Cook the pasta. Bring a large pot of generously salted water to a boil. Cook the penne according to package instructions until just al dente — usually 1–2 minutes less than the package says. Before draining, scoop out about 1 cup of pasta water and set it aside. Drain the pasta and set aside.
Sauté the aromatics. In a large pan over medium heat, melt the butter. Add the shallot and cook for 2–3 minutes until softened and translucent. Add the garlic and red pepper flakes and cook for another minute, stirring constantly so nothing burns.
Caramelize the tomato paste.
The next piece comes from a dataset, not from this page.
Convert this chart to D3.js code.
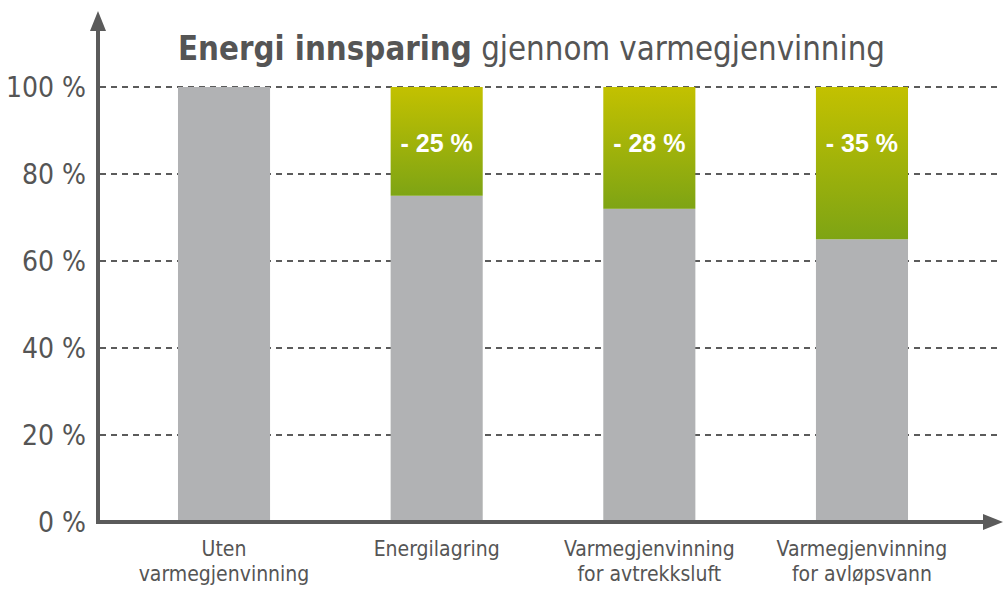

Stir in the tomato paste and cook for 2–3 minutes, stirring constantly. You're looking for it to deepen in color slightly and smell slightly caramelized. This is the most important step — it's where the sauce gets all of its depth and richness. Do not rush it.
Add the vodka. Pour in the vodka and stir to combine. Let it cook for 2–3 minutes, allowing the alcohol to evaporate. You'll notice the sauce thickens slightly and the sharp alcohol smell fades. This is what you want.
Add the cream. Reduce the heat to low and pour in the heavy cream. Let the sauce simmer gently for about 5 minutes, stirring occasionally, until it thickens and turns a beautiful orange-pink color. Never let it boil aggressively — the cream can split if it gets too hot.
Combine pasta and sauce. Add the drained penne directly into the sauce. Toss everything together well, adding reserved pasta water a small splash at a time until the sauce is glossy and coats every piece of pasta perfectly. Stir in the freshly grated Parmesan.
Season and serve. Taste and adjust salt and black pepper as needed. Plate immediately, topped with extra Parmesan, a drizzle of olive oil, and fresh basil or parsley. This pasta is best served hot and fresh — enjoy!